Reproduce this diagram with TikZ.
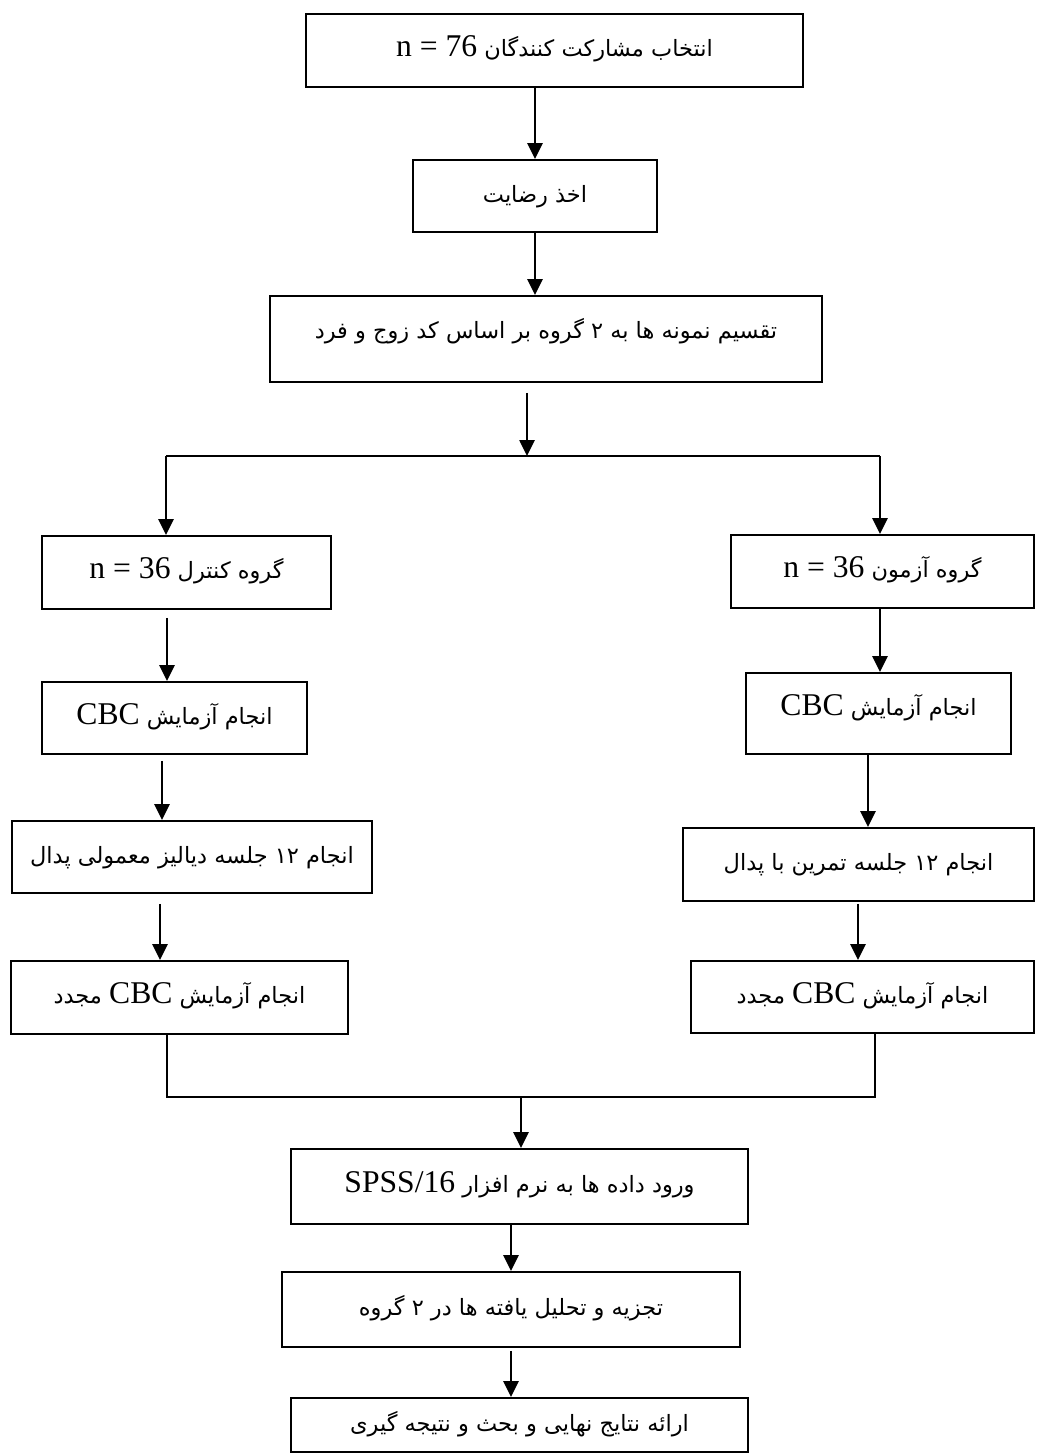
\documentclass[tikz,border=0pt]{standalone}
\usepackage{fontspec}
\setmainfont{Liberation Serif}
\newfontfamily\fa[Script=Arabic,Scale=0.71]{DejaVu Sans}
\TeXXeTstate=1
\usetikzlibrary{calc,arrows.meta}
\newcommand{\ltr}[1]{\beginL{\rmfamily #1}\endL}

\begin{document}
\begin{tikzpicture}[
        box/.style={draw, line width=1.1pt, inner sep=0pt, text height=0.4cm, text depth=0.15cm},
        arr/.style={line width=1.5pt, -{Triangle[length=0.32cm,width=0.3cm]}},
        conn/.style={line width=0.85pt},
        font=\fontsize{18}{21}\selectfont
    ]
            \useasboundingbox (0,0) rectangle (20.72,-29.10);

            \node (pick) at (11.09,-1.01) [box, minimum width=9.94cm, minimum height=1.46cm] {\fa\beginR انتخاب مشارکت کنندگان \ltr{n = 76}\endR};
            \node (consent) at (10.70,-3.92) [box, minimum width=4.88cm, minimum height=1.44cm] {\fa\beginR اخذ رضایت\endR};
            \node (split) at (10.92,-6.78) [box, minimum width=11.04cm, minimum height=1.72cm, text depth=0.44cm] {\fa\beginR تقسیم نمونه ها به ۲ گروه بر اساس کد زوج و فرد\endR};

            \node (ctl) at (3.73,-11.45) [box, minimum width=5.78cm, minimum height=1.46cm] {\fa\beginR گروه کنترل \ltr{n = 36}\endR};
            \node (ctlcbc) at (3.49,-14.36) [box, minimum width=5.30cm, minimum height=1.44cm] {\fa\beginR انجام آزمایش \ltr{CBC}\endR};
            \node (ctldial) at (3.84,-17.14) [box, minimum width=7.20cm, minimum height=1.44cm] {\fa\beginR انجام \beginL۱۲\endL{} جلسه دیالیز معمولی پدال\endR};
            \node (ctlre) at (3.59,-19.95) [box, minimum width=6.74cm, minimum height=1.46cm] {\fa\beginR انجام آزمایش \ltr{CBC} مجدد\endR};

            \node (tst) at (17.65,-11.43) [box, minimum width=6.06cm, minimum height=1.46cm] {\fa\beginR گروه آزمون \ltr{n = 36}\endR};
            \node (tstcbc) at (17.57,-14.27) [box, minimum width=5.30cm, minimum height=1.62cm, text depth=0.34cm] {\fa\beginR انجام آزمایش \ltr{CBC}\endR};
            \node (tstex) at (17.17,-17.29) [box, minimum width=7.02cm, minimum height=1.46cm] {\fa\beginR انجام \beginL۱۲\endL{} جلسه تمرین با پدال\endR};
            \node (tstre) at (17.25,-19.94) [box, minimum width=6.86cm, minimum height=1.44cm] {\fa\beginR انجام آزمایش \ltr{CBC} مجدد\endR};

            \node (spss) at (10.39,-23.73) [box, minimum width=9.14cm, minimum height=1.50cm] {\fa\beginR ورود داده ها به نرم افزار \ltr{SPSS/16}\endR};
            \node (ana) at (10.22,-26.19) [box, minimum width=9.16cm, minimum height=1.50cm] {\fa\beginR تجزیه و تحلیل یافته ها در ۲ گروه\endR};
            \node (fin) at (10.39,-28.50) [box, minimum width=9.14cm, minimum height=1.08cm] {\fa\beginR ارائه نتایج نهایی و بحث و نتیجه گیری\endR};

            \coordinate (fork) at (10.54,-9.12);
            \coordinate (forkL) at (3.32,-9.12);
            \coordinate (forkR) at (17.60,-9.12);
            \coordinate (join) at (10.42,-21.94);
            \coordinate (joinL) at (3.34,-21.94);
            \coordinate (joinR) at (17.50,-21.94);

            \draw [arr] (pick.south -| consent.north) -- (consent.north);
            \draw [arr] (consent.south) -- (consent.south |- split.north);
            \draw [arr] ($(split.south -| fork)+(0,-0.2)$) -- (fork);
            \draw [conn] (forkL) -- (forkR);
            \draw [arr] (forkL) -- (forkL |- ctl.north);
            \draw [arr] (forkR) -- (forkR |- tst.north);

            \foreach \a/\b/\x/\g in {ctl/ctlcbc/3.34/0.16, ctlcbc/ctldial/3.24/0.12, ctldial/ctlre/3.20/0.2,
                                     tst/tstcbc/17.60/0, tstcbc/tstex/17.36/0, tstex/tstre/17.16/0.04}
                {
                    \path (\x,0) coordinate (c);
                    \draw [arr] ($(\a.south -| c)+(0,-\g)$) -- (\b.north -| c);
                }

                \draw [conn] (ctlre.south -| joinL) -- (joinL) -- (joinR) -- (tstre.south -| joinR);
                \draw [arr] (join) -- (join |- spss.north);
                \draw [arr] (spss.south -| ana.north) -- (ana.north);
                \draw [arr] ($(ana.south)+(0,-0.06)$) -- (ana.south |- fin.north);

        \end{tikzpicture}
\end{document}
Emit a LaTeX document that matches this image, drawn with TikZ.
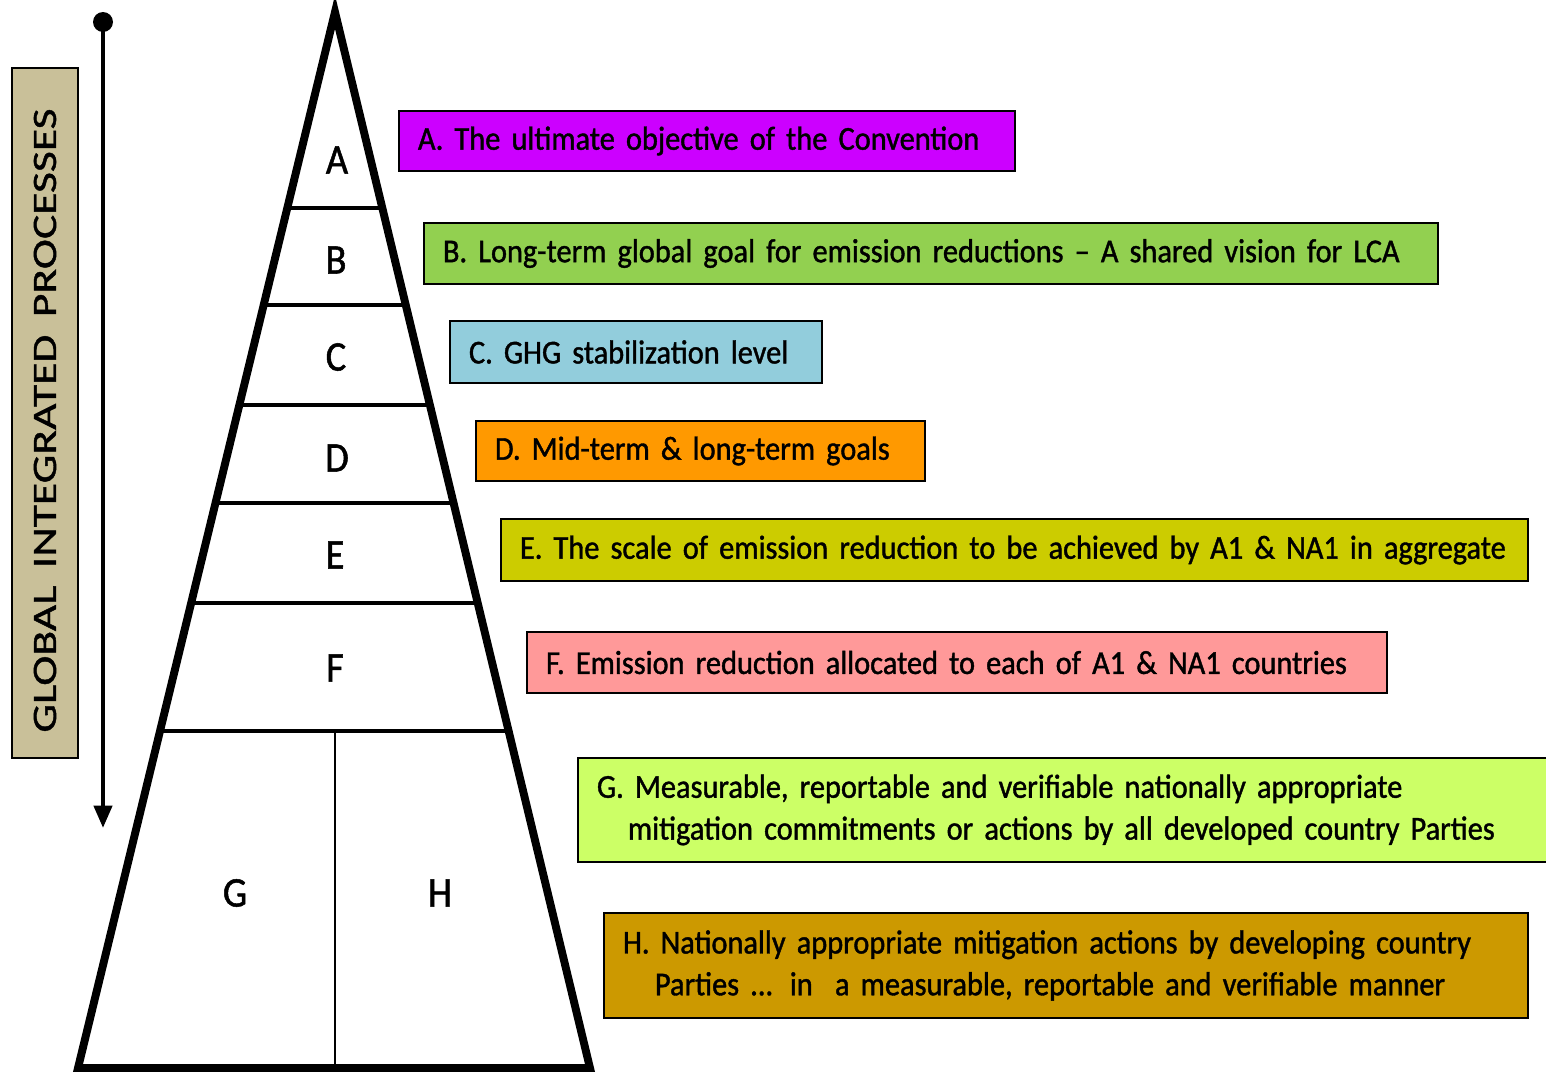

Written instruction |
Repeat exactly the lines from the start of the entries down to the line with "(0,0) rectangle (20.72,-29.10);", keeping both ends but none of the pictures.

Solution for this exercise |
Reproduce this diagram with TikZ.
\documentclass[tikz,border=0pt]{standalone}
\usepackage{fontspec}
\setmainfont{Liberation Serif}
\newfontfamily\fa[Script=Arabic,Scale=0.71]{DejaVu Sans}
\TeXXeTstate=1
\usetikzlibrary{calc,arrows.meta}
\newcommand{\ltr}[1]{\beginL{\rmfamily #1}\endL}

\begin{document}
\begin{tikzpicture}[
        box/.style={draw, line width=1.1pt, inner sep=0pt, text height=0.4cm, text depth=0.15cm},
        arr/.style={line width=1.5pt, -{Triangle[length=0.32cm,width=0.3cm]}},
        conn/.style={line width=0.85pt},
        font=\fontsize{18}{21}\selectfont
    ]
            \useasboundingbox (0,0) rectangle (20.72,-29.10);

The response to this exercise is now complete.